Data lines:

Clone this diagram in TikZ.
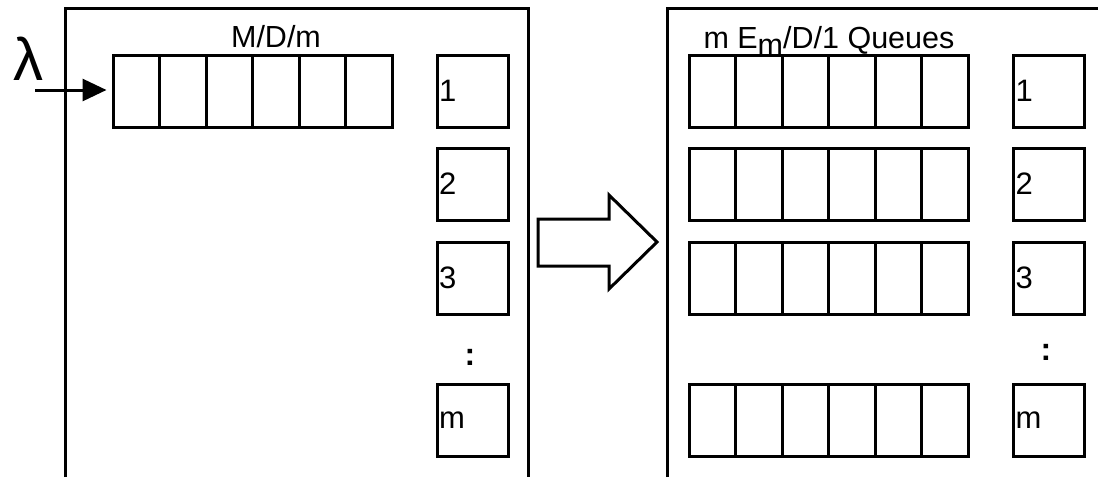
\documentclass[tikz,border=0pt]{standalone}
\usepackage{fontspec}
\setmainfont{Liberation Sans}
\usetikzlibrary{positioning,arrows.meta}

\begin{document}
\begin{tikzpicture}[x=1pt,y=-1pt,line width=3pt,
  slot/.style={draw,minimum width=46.5pt,minimum height=72pt,inner sep=0pt},
  server/.style={draw,minimum width=71pt,minimum height=72pt,inner sep=0pt},
  lbl/.style={font=\fontsize{31}{32}\selectfont,inner sep=0pt},
  title/.style={font=\fontsize{30.5}{32}\selectfont,inner sep=0pt},
  dots/.style={font=\bfseries\fontsize{32}{32}\selectfont,inner sep=0pt}]
\useasboundingbox (0,0) rectangle (1098,477);

% frames, open at the bottom
\draw (65,477) -- (65,8) -- (528,8) -- (528,477);
\draw (667,477) -- (667,8) -- (1098,8);

% M/D/m: one queue, m servers
\node[title,anchor=base] (mdm) at (276,47) {M/D/m};
\foreach \c in {1,...,6}
  \node[slot] (L\c) at ({89.75+46.5*\c},91) {};
\foreach \s/\y in {1/91,2/184,3/278,m/420}{
  \node[server] (LS\s) at (472.5,\y) {};
  \node[lbl,anchor=west] (LL\s) at ([xshift=2pt]LS\s.west) {\s};
}
\node[dots] (Ldots) at (470,357) {:};

% arrivals
\node[font=\fontsize{60}{62}\selectfont,inner sep=0pt,anchor=south] (lam) at (28,82) {λ};
\coordinate (arr) at (35,90);
\draw[-{Triangle[length=24pt,width=22pt]},shorten >=5pt] (arr) -- (arr -| L1.west);

% big arrow
\draw (538,219) -- (609,219) -- (609,195) -- (657,242) -- (609,289) -- (609,266) -- (538,266) -- cycle;

% m separate queues
\node[title,anchor=base west] (emd) at (702,48) {m E\raisebox{-7pt}{m}/D/1 Queues};
\foreach \r/\y in {1/91,2/184,3/278,4/420}
  \foreach \c in {1,...,6}
    \node[slot] (R\r\c) at ({665.75+46.5*\c},\y) {};
\foreach \s/\y in {1/91,2/184,3/278,m/420}{
  \node[server] (RS\s) at (1049,\y) {};
  \node[lbl,anchor=west] (RL\s) at ([xshift=2pt]RS\s.west) {\s};
}
\node[dots] (Rdots) at (1046,352) {:};
\end{tikzpicture}
\end{document}
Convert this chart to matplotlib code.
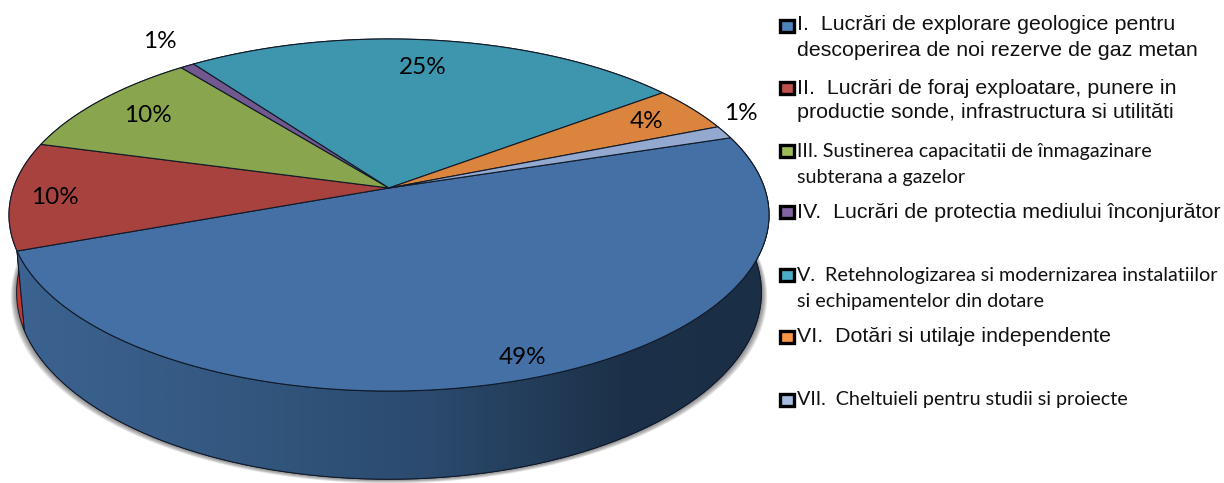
import numpy as np
import matplotlib
matplotlib.use("Agg")
from matplotlib import pyplot as plt
from matplotlib.colors import LinearSegmentedColormap
from matplotlib.patches import Polygon

# shares, clockwise from the first slice
values = [49.3, 9.9, 10.1, 0.7, 24.6, 4.2, 1.2]
pct_labels = ["49%", "10%", "10%", "1%", "25%", "4%", "1%"]
colors = ["#4570a5", "#a7423f", "#89a54e", "#71588f", "#3d96ae", "#db843d", "#93a9cf"]
wall_colors = ["#375c87", "#c0392f", "#6d833d", "#5a4672", "#30788b", "#ae6930", "#7587a5"]
legend_colors = ["#4f81bd", "#c0504d", "#9bbb59", "#8064a2", "#4bacc6", "#f79646", "#a5bce0"]
legend_lines = [
    ["I.  Lucrări de explorare geologice pentru", "descoperirea de noi rezerve de gaz metan"],
    ["II.  Lucrări de foraj exploatare, punere in", "productie sonde, infrastructura si utilităti"],
    ["III. Sustinerea capacitatii de înmagazinare", "subterana a gazelor"],
    ["IV.  Lucrări de protectia mediului înconjurător"],
    ["V.  Retehnologizarea si modernizarea instalatiilor", "si echipamentelor din dotare"],
    ["VI.  Dotări si utilaje independente"],
    ["VII.  Cheltuieli pentru studii si proiecte"],
]

# layout in pixels
start_angle = 72.2
label_xy = [(523, 357), (55, 197), (148, 116), (160, 42), (423, 68), (647, 121), (741, 113)]
legend_y = [26, 88, 151, 212, 275, 337, 400]
legend_text_y = [(25, 50), (88, 112), (151, 177), (212,), (275, 302), (336,), (400,)]
legend_font = ["Liberation Sans", "Liberation Sans", "Lato", "Liberation Sans", "Lato", "Liberation Sans", "Lato"]
legend_size = [15.4, 15.4, 14.2, 15.4, 14.2, 15.4, 14.2]
cx, cy = 389, 188
persp = 0.1534
scale_x, scale_y = 375.5, 171.9


def top_edge(deg):
    t = np.radians(deg)
    d = 1 - persp * (-np.cos(t))
    return cx + scale_x * np.sin(t) / d, cy + scale_y * (-np.cos(t)) / d


def bottom_edge(deg):
    x, y = top_edge(deg)
    return cx + (x - cx) * 0.98, cy + 76 + (y - cy) * 1.06


fig = plt.figure(figsize=(12.24, 4.83), dpi=100)
ax = fig.add_axes([0, 0, 1, 1])

edges = start_angle + np.cumsum([0] + values) * 3.6

# soft shadow under the pie
all_deg = np.linspace(0, 360, 361)
bx, by = bottom_edge(all_deg)
for grow in np.linspace(6, 0.5, 12):
    ax.add_patch(Polygon(np.column_stack([cx + (bx - cx) * (1 + grow / 380), by + grow * 0.7]),
                         closed=True, fc="#404040", ec="none", alpha=0.07, zorder=1))

# side walls, hidden parts get covered by the top face
for i in range(len(values)):
    deg = np.linspace(edges[i], edges[i + 1], 100)
    tx, ty = top_edge(deg)
    bx, by = bottom_edge(deg)
    pts = np.column_stack([np.r_[tx, bx[::-1]], np.r_[ty, by[::-1]]])
    wall = Polygon(pts, closed=True, fc=wall_colors[i], ec="#10182a", lw=0.7, zorder=2 + i * 0.01)
    ax.add_patch(wall)
    if i == 0:
        # blue wall fades to dark going right
        cmap = LinearSegmentedColormap.from_list(
            "wall", [(0, "#3c6391"), (0.3, "#33577f"), (0.55, "#2b4a6e"), (0.8, "#1c3149"), (1, "#1a2e45")])
        im = ax.imshow(np.linspace(0, 1, 400)[None, :], cmap=cmap, aspect="auto",
                       extent=(10, 775, 483, 200), zorder=2.5)
        im.set_clip_path(wall)
        ax.add_patch(Polygon(pts, closed=True, fc="none", ec="#10182a", lw=0.7, zorder=2.6))

# top face
for i in range(len(values)):
    deg = np.linspace(edges[i], edges[i + 1], 200)
    tx, ty = top_edge(deg)
    pts = np.column_stack([np.r_[cx, tx], np.r_[cy, ty]])
    ax.add_patch(Polygon(pts, closed=True, fc=colors[i], ec="#111a28", lw=0.8, zorder=3))

for lab, (x, y) in zip(pct_labels, label_xy):
    ax.text(x, y, lab, family="Lato", fontsize=17.5, color="black", ha="center", va="center", zorder=4)

# legend
for i, lines in enumerate(legend_lines):
    ax.add_patch(plt.Rectangle((780, legend_y[i] - 6), 13.5, 12, fc=legend_colors[i], ec="black", lw=2.4, zorder=4))
    for line, y in zip(lines, legend_text_y[i]):
        ax.text(797, y, line, family=legend_font[i], fontsize=legend_size[i], color="#111111",
                ha="left", va="center", zorder=4)

ax.set_xlim(0, 1224)
ax.set_ylim(483, 0)
ax.axis("off")
fig.savefig("out.png", dpi=100, facecolor="white")
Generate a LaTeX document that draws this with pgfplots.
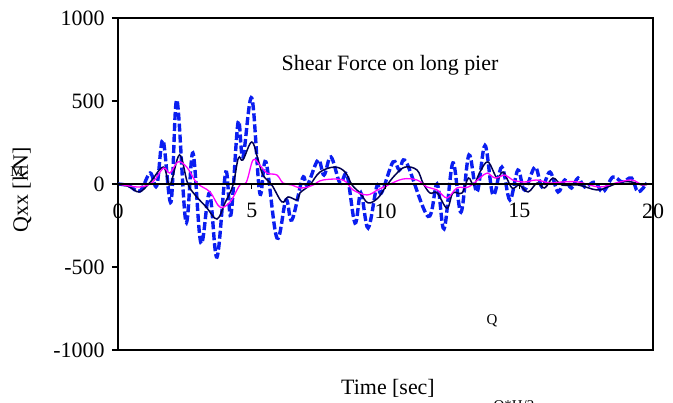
\documentclass[border=0pt]{standalone}
\usepackage{fontspec}
\setmainfont{Liberation Serif}
\usepackage{pgfplots}
\usepackage{pgfplotstable}
\pgfplotsset{compat=1.18}

% Shear force time histories (kN) on the long pier
\pgfplotstableread{
t v
0 0
0.4 -10
0.82 -42
1.2 66
1.45 -10
1.68 265
1.98 -108
2.2 506
2.54 -229
2.8 187
3.1 -356
3.42 -55
3.7 -440
4.03 72
4.22 -187
4.49 373
4.67 163
5.0 518
5.3 -54
5.53 133
5.94 -325
6.28 -96
6.5 -217
6.9 36
7.08 -6
7.48 145
7.7 54
7.96 163
8.3 6
8.56 54
8.86 -235
9.08 -54
9.35 -265
9.68 -12
9.85 -54
10.28 133
10.52 84
10.77 133
11.59 -195
11.93 0
12.19 -270
12.52 127
12.82 -170
13.12 175
13.42 -48
13.72 232
14.02 -66
14.35 102
14.65 -96
14.95 84
15.2 -36
15.59 102
15.85 -18
16.15 72
16.45 -48
16.7 24
16.95 -24
17.2 36
17.45 -18
17.83 12
18.13 -48
18.5 42
18.85 12
19.2 36
19.44 -48
19.77 6
}\dynamic

\pgfplotstableread{
t v
0 0
0.4 -15
0.8 -48
1.2 10
1.7 102
1.94 -6
2.3 175
2.6 6
2.88 -66
3.3 -139
3.7 -211
4.0 -114
4.3 -6
4.5 157
4.67 145
5.0 253
5.24 145
5.42 54
5.75 -6
6.13 -108
6.36 -78
6.7 -96
6.8 -54
7.17 -6
7.55 72
8.1 102
8.49 72
8.75 -6
9.05 -54
9.35 -114
9.72 -84
10.0 -18
10.36 54
10.73 102
11.18 84
11.4 6
11.66 -54
11.93 -54
12.3 -145
12.52 -54
12.86 -54
13.1 36
13.3 -6
13.53 72
13.83 133
14.17 36
14.4 72
14.73 -24
15.0 -6
15.33 -48
15.67 6
15.95 -24
16.26 36
16.6 -6
17.2 -6
17.9 -36
18.3 -18
18.8 12
19.2 12
19.6 -6
19.8 0
}\static

\pgfplotstableread{
t v
0 0
0.8 -18
1.3 12
1.7 96
1.94 66
2.24 133
2.57 102
2.95 6
3.44 -48
3.81 -139
4.19 -108
4.56 -6
4.8 12
5.05 145
5.3 114
5.57 66
5.94 54
6.17 6
6.5 -6
6.8 -24
7.1 -18
7.3 -6
7.66 24
8.41 24
8.79 -36
9.31 -66
9.7 -36
10.1 -6
10.65 30
11.18 24
11.55 -18
11.93 -36
12.3 -84
12.67 -24
13.1 -18
13.53 36
13.8 66
14.1 36
14.47 54
14.75 24
15.2 12
15.64 24
16.15 6
16.6 12
17.2 12
18.0 -18
18.6 6
19.2 24
19.6 -6
19.8 0
}\pierbase

\definecolor{dynblue}{RGB}{10,30,240}
\definecolor{statnavy}{RGB}{0,0,80}
\definecolor{basemag}{RGB}{255,0,255}

\begin{document}
\begin{tikzpicture}
\useasboundingbox (0,0) rectangle (673bp,403bp);
\pgfplotsset{
  every axis/.append style={
    font=\fontsize{22}{26}\selectfont,
    /pgf/number format/assume math mode=true,
    /pgf/number format/set thousands separator={},
  },
}
% framed axis with the y scale and the three histories
\begin{axis}[
  at={(118bp,53bp)}, anchor=south west,
  scale only axis, width=535bp, height=332bp,
  xmin=0, xmax=20, ymin=-1000, ymax=1000,
  xtick=\empty,
  ytick={-1000,-500,0,500,1000},
  tick align=outside,
  major tick length=6bp,
  yticklabel style={xshift=-4bp},
  axis line style={line width=1.6bp},
  every tick/.style={line width=1.2bp, black},
  ytick pos=left,
  clip=false,
]
\addplot[dynblue, line width=3.4bp, dash pattern=on 8bp off 3bp, smooth, tension=0.6] table[x=t, y=v] {\dynamic};
\addplot[statnavy, line width=1.5bp, smooth, tension=0.6] table[x=t, y=v] {\static};
\addplot[basemag, line width=1.3bp, smooth, tension=0.6] table[x=t, y=v] {\pierbase};
\end{axis}
% time axis drawn through zero
\begin{axis}[
  at={(118bp,53bp)}, anchor=south west,
  scale only axis, width=535bp, height=332bp,
  xmin=0, xmax=20, ymin=-1000, ymax=1000,
  axis x line*=middle, axis y line=none,
  xtick={0,5,10,15,20},
  xtick align=outside,
  major tick length=5bp,
  every tick/.style={line width=1.2bp, black},
  xticklabel style={yshift=-11bp},
  axis line style={line width=1.6bp},
]
\end{axis}
\begin{scope}[font=\fontsize{22}{26}\selectfont]
\node at (390bp,338bp) {Shear Force on long pier};
\node[rotate=90] at (22bp,213bp) {Qxx [kN]};
\node at (388bp,15bp) {Time [sec]};
\end{scope}
\begin{scope}[font=\fontsize{15}{18}\selectfont]
\node at (17bp,231bp) {M};
\node at (492bp,82bp) {Q};
\node[anchor=base] at (514bp,-7bp) {Q*H/2};
\end{scope}
\end{tikzpicture}
\end{document}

Written instruction: Both the line with "Convert this chart to matplotlib code." and the line with "from matplotlib.patches import Polygon" belong in the copy, along with every line between them; set them down exactly and skip the pictures.

The answer:
Convert this chart to matplotlib code.
import numpy as np
import matplotlib
matplotlib.use("Agg")
from matplotlib import pyplot as plt
from matplotlib.colors import LinearSegmentedColormap
from matplotlib.patches import Polygon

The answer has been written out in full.